Soundtracking is a regular column that appears on looking at the music featured in the biggest new releases both in theatre and on home video. Shane McNeil looks at the silver screen hits from 1984: the Year of the Soundtrack.

Originally published on – July 2, 2014.

It was 30 years ago this week that Prince’s “When Doves Cry” hit number 1 on the Hot 100, helping launch the Purple Rain soundtrack into the stratosphere of both pop music and near, if not to the top of the soundtrack pantheon.

The album was a dominant force as the aforementioned track’s five-week reign atop the Hot 100 would bleed into the first two weeks of the soundtrack’s stay atop the album charts. The album would stay at number one for 24 weeks.

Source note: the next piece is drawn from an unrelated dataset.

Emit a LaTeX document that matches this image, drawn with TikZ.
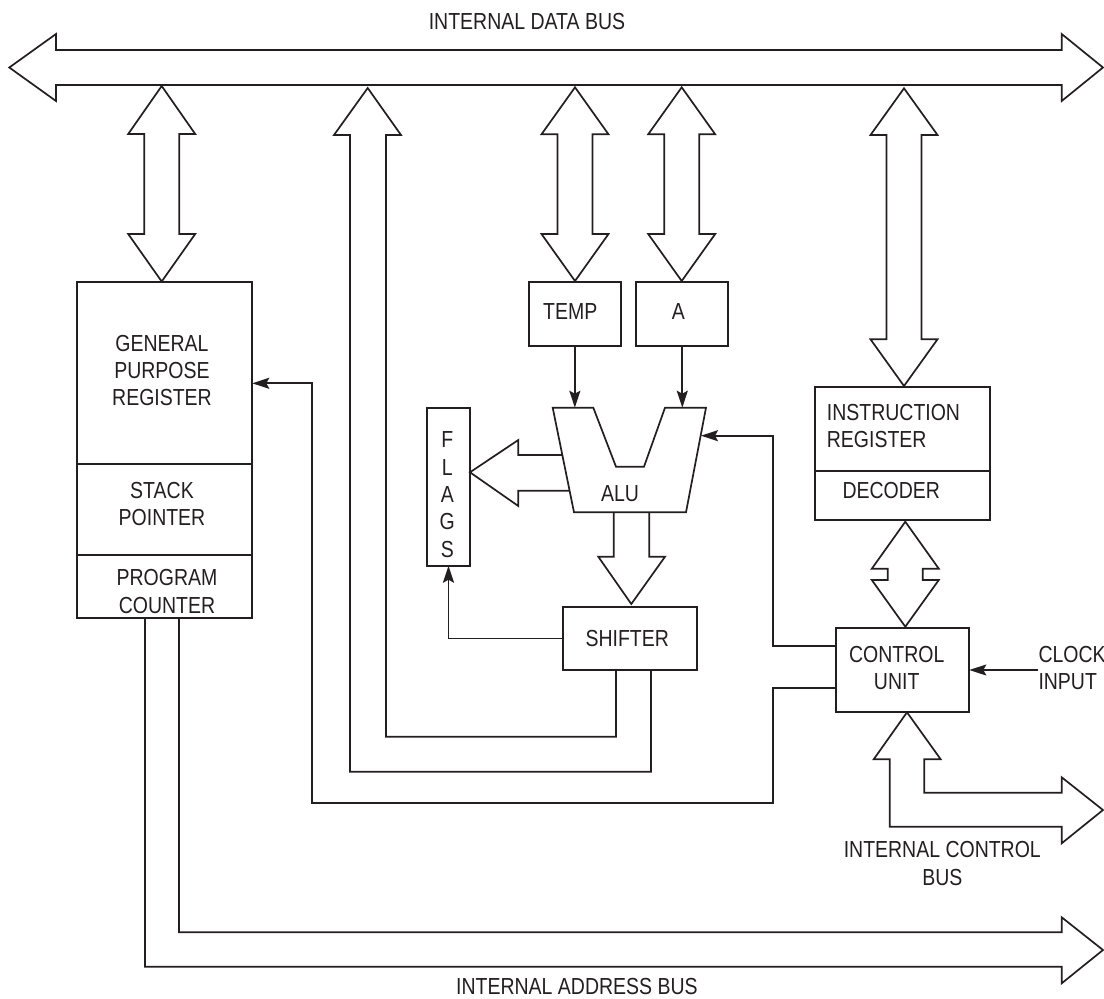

That type of dominance seems ridiculous by today’s standards, but the 1980s were a different time and albums – especially in the early 80s – had that type of staying power. Michael Jackson’s “Thriller” spent 37 weeks at number one, ending just under four months prior to Prince’s ascent and hitting number one four separate times between 1983 and 1984. Meanwhile, Bruce Springsteen’s “Born in the USA ” had the strange distinction of being both the album Prince dislodged at number one and the album to succeed his purple reign at the top.

The early 80s were a golden age for dominant pop albums, but they were also a golden age for motion picture soundtracks.

Only two other albums reached number one in 1984 beyond the aforementioned trio and only one spent more than one week at number one. Unsurprisingly, it was also a soundtrack, coming in the form of the powerhouse compilation that accompanied Footloose.

The Footloose soundtrack would prove to be another mammoth force on the charts and the airwaves, adding to number one singles to its 10-week run atop the album charts, in the form of Deniece Williams’ “Let’s Hear it for the Boy” (which spent two weeks at number one) and Kenny Loggins’ iconic eponymous theme.

But it was more than just the two huge soundtracks that dominated 1984.

The Best Original Song Oscar winner – a now-regrettable tune from Stevie Wonder – was a number one hit. It fell right in the middle of a run of seven straight Best Song winners to have hit number one on the Hot 100 that started in 1981 and ended with Dirty Dancing’s “Time of My Life” in 1987. That may not sound overly impressive, but factor in that only three songs since the end of that run have won the Oscar and also topped the Hot 100: Eminem’s “Lose Yourself,” “A Whole New World” from Aladdin and that Celine Dion song we’d all like to forget.

Furthermore, 1984 marks the only time in history that all the nominees for the Best Song Oscar were all number ones on the Hot 100, including Stevie Wonder, the two Footloose hits, Phil Collins’ “Against All Odds” and the theme from Ghostbusters.

That’s right. Five number ones and Prince still got shut out (though he would win an Oscar for “Best Song Score”). It still doesn’t take away from one of the greatest soundtrack summers on record when seven songs from the movies hit number one for a run of 21 out of 31 weeks.

And that doesn’t even factor in Beverly Hills Cop or the fact that 1984 was the year that gave us This is Spinal Tap.

Pretty Crazy.

Author’s Note: The original post of this article contained several embedded videos, including a pair by Prince. However, His Purpleness is notoriously protective of copyright, so said videos have been removed instead of having to find new YouTube postings every couple weeks to keep this content active. As an alternative, I would recommend just listening to the Purple Rain Soundtrack while reading this to keep it thematically appropriate. I would also recommend listening to said album repeatedly as a general life strategy.